> [EXERCISE REQUIREMENTS]: Everything from the first line of the data below through the line that contains "2.07, 1.89, 1.85, 1.67, 1.63, 1.52]" should be written out exactly, please, and nothing more; the pictures stay out.

> [DATASET CONTENT]:
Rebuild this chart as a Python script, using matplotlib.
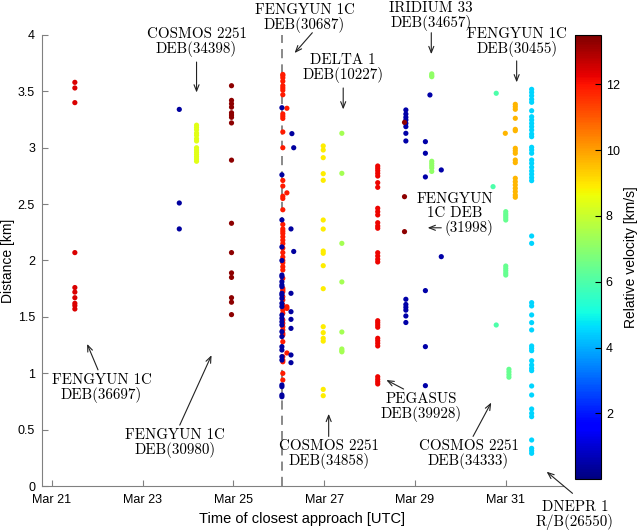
import numpy as np
import matplotlib.pyplot as plt

plt.rcParams['font.family'] = ['Liberation Sans', 'DejaVu Sans']

# x = day of March (UTC), v = relative velocity [km/s], d = distance [km]
tick_days = [21, 23, 25, 27, 29, 31]
tick_labels = ['Mar 21', 'Mar 23', 'Mar 25', 'Mar 27', 'Mar 29', 'Mar 31']

fy36697_x, fy36697_v = 21.51, 12.4
fy36697_d = [3.58, 3.53, 3.40, 2.07, 1.76, 1.72, 1.67, 1.62, 1.60, 1.57]

blue1_x, blue1_v = 23.81, 0.4
blue1_d = [3.34, 2.51, 2.28]

cos34398_x, cos34398_v = 24.19, 8.4
cos34398_d = [3.20, 3.18, 3.16, 3.13, 3.11, 3.08, 3.06, 3.00, 2.98, 2.96,
              2.94, 2.92, 2.90, 2.88]

fy30980_x, fy30980_v = 24.96, 13.3
fy30980_d = [3.55, 3.42, 3.39, 3.36, 3.31, 3.29, 3.27, 3.22, 2.89, 2.33,
             2.07, 1.89, 1.85, 1.67, 1.63, 1.52]

event_day = 26.07
fy30687_x, fy30687_v = 26.09, 11.9
fy30687_d = [3.65, 3.64, 3.62, 3.59, 3.55, 3.53, 3.51, 3.47, 3.30, 3.28,
             3.26, 3.14, 3.00, 2.71, 2.66, 2.57, 2.55, 2.45, 2.32, 2.28,
             2.26, 2.24, 2.21, 2.18, 2.15, 2.11, 2.07, 2.03, 2.00, 1.98,
             1.945, 1.916, 1.842, 1.753, 1.738, 1.724, 1.679, 1.650, 1.605,
             1.591, 1.561, 1.532, 1.472, 1.443, 1.413, 1.384, 1.354, 1.339,
             1.280, 1.147, 1.117, 1.102, 0.999, 0.940]
fy30687b_x = 26.18
fy30687b_d = [3.35, 2.60, 1.59, 1.575, 1.18]

blue2_x, blue2_v = 26.07, 0.4
blue2_d = [3.355, 2.76, 2.36, 2.12, 2.00, 1.871, 1.857, 1.812, 1.783, 1.768,
           1.709, 1.694, 1.664, 1.620, 1.591, 1.516, 1.487, 1.457, 1.428,
           1.369, 1.325, 1.236, 1.206, 1.147, 1.117, 0.896, 0.881, 0.807, 0.792]
blue3_x = [26.29, 26.33, 26.27, 26.33, 26.27, 26.27, 26.27, 26.27, 26.27, 26.27]
blue3_d = [3.125, 3.00, 2.28, 2.08, 1.709, 1.546, 1.478, 1.398, 1.162, 1.094]

cos34858_x, cos34858_v = 26.98, 8.9
cos34858_d = [3.016, 2.98, 2.912, 2.77, 2.711, 2.359, 2.279, 2.084, 2.064,
              1.954, 1.75, 1.413, 1.36, 1.31, 1.285, 0.857, 0.801]

del10227_x, del10227_v = 27.39, 7.4
del10227_d = [3.128, 2.773, 2.152, 1.81, 1.366, 1.215, 1.20, 1.19]

peg39928_x, peg39928_v = 28.18, 12.2
peg39928_d = [2.838, 2.818, 2.797, 2.773, 2.749, 2.690, 2.649, 2.463, 2.433,
              2.404, 2.335, 2.306, 2.286, 2.069, 2.040, 2.011, 1.987, 1.466,
              1.448, 1.428, 1.408, 1.310, 1.289, 1.266, 1.242, 0.969, 0.946,
              0.925, 0.905]

blue4_x, blue4_v = 28.80, 0.5
blue4_d = [3.335, 3.299, 3.270, 3.246, 3.216, 3.187, 3.128, 3.06, 1.656,
           1.61, 1.585, 1.56, 1.508, 1.45]
fy31998_x, fy31998_v = 28.77, 13.3
fy31998_d = [3.225, 2.566, 2.256]

blue5_x = [29.23, 29.23, 29.23, 29.23, 29.23, 29.23, 29.33, 29.58, 29.58]
blue5_d = [3.054, 2.951, 2.741, 1.733, 1.236, 0.890, 3.468, 2.803, 2.034]

iri34657_x, iri34657_v = 29.37, 7.1
iri34657_d = [3.655, 3.64, 3.63, 2.88, 2.86, 2.84, 2.82, 2.79]

green1_x, green1_v = [30.79, 30.72, 30.79], 6.0
green1_d = [3.483, 2.655, 1.428]

cos34333_x, cos34333_v = [31.0] * 10 + [31.07] * 4, 6.4
cos34333_d = [2.433, 2.413, 2.396, 2.378, 2.359, 1.951, 1.930, 1.910, 1.889,
              1.871, 1.035, 1.012, 0.988, 0.965]

fy30455_x, fy30455_v = 31.21, 9.7
fy30455_d = [3.385, 3.364, 3.341, 3.261, 3.163, 3.151, 2.995, 2.974, 2.951,
             2.891, 2.868, 2.729, 2.699, 2.670, 2.640, 2.611, 2.581, 2.561]
fy30455b_x, fy30455b_d = 30.99, [3.128]

dne26550_x, dne26550_v = 31.57, 4.5
dne26550_d = [3.518, 3.491, 3.461, 3.429, 3.403, 3.328, 3.275, 3.246, 3.216,
              3.187, 3.157, 3.122, 3.098, 3.004, 2.980, 2.951, 2.891, 2.862,
              2.827, 2.794, 2.765, 2.735, 2.708, 2.217, 2.152, 1.626, 1.597,
              1.517, 1.449, 1.384, 1.242, 1.221, 1.200, 1.111, 1.073, 1.044,
              1.023, 0.887, 0.807, 0.683, 0.645, 0.615, 0.408, 0.334, 0.313,
              0.290]

groups = [
    (fy36697_x, fy36697_v, fy36697_d),
    (blue1_x, blue1_v, blue1_d),
    (cos34398_x, cos34398_v, cos34398_d),
    (fy30980_x, fy30980_v, fy30980_d),
    (fy30687_x, fy30687_v, fy30687_d),
    (fy30687b_x, fy30687_v, fy30687b_d),
    (blue2_x, blue2_v, blue2_d),
    (blue3_x, blue2_v, blue3_d),
    (cos34858_x, cos34858_v, cos34858_d),
    (del10227_x, del10227_v, del10227_d),
    (peg39928_x, peg39928_v, peg39928_d),
    (blue4_x, blue4_v, blue4_d),
    (fy31998_x, fy31998_v, fy31998_d),
    (blue5_x, blue4_v, blue5_d),
    (iri34657_x, iri34657_v, iri34657_d),
    (green1_x, green1_v, green1_d),
    (cos34333_x, cos34333_v, cos34333_d),
    (fy30455_x, fy30455_v, fy30455_d),
    (fy30455b_x, fy30455_v, fy30455b_d),
    (dne26550_x, dne26550_v, dne26550_d),
]

xs, ds, vs = [], [], []
for gx, gv, gd in groups:
    gx = np.broadcast_to(np.asarray(gx, dtype=float), (len(gd),))
    xs.extend(gx)
    ds.extend(gd)
    vs.extend([gv] * len(gd))

# labels: text, text position, arrow tail, arrow tip (data coords)
labels = [
    ('COSMOS 2251\nDEB(34398)', (24.19, 3.94), (24.19, 3.76), (24.19, 3.49)),
    ('FENGYUN 1C\nDEB(30687)', (26.57, 4.15), (26.74, 4.02), (26.35, 3.84)),
    ('DELTA 1\nDEB(10227)', (27.42, 3.71), (27.42, 3.53), (27.42, 3.34)),
    ('IRIDIUM 33\nDEB(34657)', (29.36, 4.17), (29.36, 4.02), (29.36, 3.83)),
    ('FENGYUN 1C\nDEB(30455)', (31.24, 3.94), (31.24, 3.77), (31.24, 3.58)),
    ('FENGYUN\n1C DEB', (29.88, 2.48), (29.58, 2.29), (29.28, 2.29)),
    ('(31998)', (30.19, 2.29), None, None),
    ('FENGYUN 1C\nDEB(36697)', (22.10, 0.87), (22.02, 1.03), (21.78, 1.26)),
    ('FENGYUN 1C\nDEB(30980)', (23.71, 0.38), (23.82, 0.54), (24.52, 1.16)),
    ('COSMOS 2251\nDEB(34858)', (27.11, 0.28), (27.10, 0.44), (27.10, 0.64)),
    ('PEGASUS\nDEB(39928)', (29.13, 0.70), (28.75, 0.86), (28.37, 0.94)),
    ('COSMOS 2251\nDEB(34333)', (30.18, 0.28), (30.28, 0.44), (30.68, 0.74)),
    ('DNEPR 1\nR/B(26550)', (32.52, -0.26), (32.47, -0.065), (31.90, 0.127)),
]

fig = plt.figure(figsize=(6.38, 5.30), dpi=100)
ax = fig.add_axes([0.0658, 0.083, 0.8166, 0.851])
cax = fig.add_axes([0.901, 0.096, 0.041, 0.838])

ax.axvline(event_day, color='#6a6a6a', ls=(0, (6, 4)), lw=1.1, zorder=1)
sc = ax.scatter(xs, ds, c=vs, cmap='jet', vmin=0, vmax=13.5, s=14,
                linewidths=0, zorder=2)

ax.set_xlim(20.786, 32.26)
ax.set_ylim(0, 4)
ax.set_xticks(tick_days)
ax.set_xticklabels(tick_labels)
ax.set_yticks(np.arange(0, 4.01, 0.5))
ax.set_yticklabels(['0', '0.5', '1', '1.5', '2', '2.5', '3', '3.5', '4'])
for s in ['top', 'right']:
    ax.spines[s].set_visible(False)
for s in ['left', 'bottom']:
    ax.spines[s].set_color('#808080')
ax.tick_params(direction='in', length=4, color='#808080', labelsize=9,
               labelcolor='black')
ax.tick_params(axis='x', pad=6)
ax.tick_params(axis='y', pad=5)
ax.set_xlabel('Time of closest approach [UTC]', fontsize=10.5, labelpad=4)
ax.set_ylabel('Distance [km]', fontsize=10, labelpad=2)

for text, tpos, tail, tip in labels:
    ax.text(tpos[0], tpos[1], text, ha='center', va='center',
            fontfamily='cmr10', fontsize=10.8, linespacing=1.0)
    if tail is not None:
        ax.annotate('', xy=tip, xytext=tail, annotation_clip=False,
                    arrowprops=dict(arrowstyle='->,head_length=0.45,head_width=0.18',
                                    color='#222222', lw=0.8,
                                    shrinkA=0, shrinkB=0))

cb = fig.colorbar(sc, cax=cax)
cb.set_ticks([2, 4, 6, 8, 10, 12])
cb.ax.tick_params(direction='in', length=4, labelsize=9)
cb.outline.set_linewidth(0.8)
cb.set_label('Relative velocity [km/s]', fontsize=10, labelpad=3)

fig.savefig('out.png', dpi=100)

> [ANSWER TO THE EXERCISE]:
Rebuild this chart as a Python script, using matplotlib.
import numpy as np
import matplotlib.pyplot as plt

plt.rcParams['font.family'] = ['Liberation Sans', 'DejaVu Sans']

# x = day of March (UTC), v = relative velocity [km/s], d = distance [km]
tick_days = [21, 23, 25, 27, 29, 31]
tick_labels = ['Mar 21', 'Mar 23', 'Mar 25', 'Mar 27', 'Mar 29', 'Mar 31']

fy36697_x, fy36697_v = 21.51, 12.4
fy36697_d = [3.58, 3.53, 3.40, 2.07, 1.76, 1.72, 1.67, 1.62, 1.60, 1.57]

blue1_x, blue1_v = 23.81, 0.4
blue1_d = [3.34, 2.51, 2.28]

cos34398_x, cos34398_v = 24.19, 8.4
cos34398_d = [3.20, 3.18, 3.16, 3.13, 3.11, 3.08, 3.06, 3.00, 2.98, 2.96,
              2.94, 2.92, 2.90, 2.88]

fy30980_x, fy30980_v = 24.96, 13.3
fy30980_d = [3.55, 3.42, 3.39, 3.36, 3.31, 3.29, 3.27, 3.22, 2.89, 2.33,
             2.07, 1.89, 1.85, 1.67, 1.63, 1.52]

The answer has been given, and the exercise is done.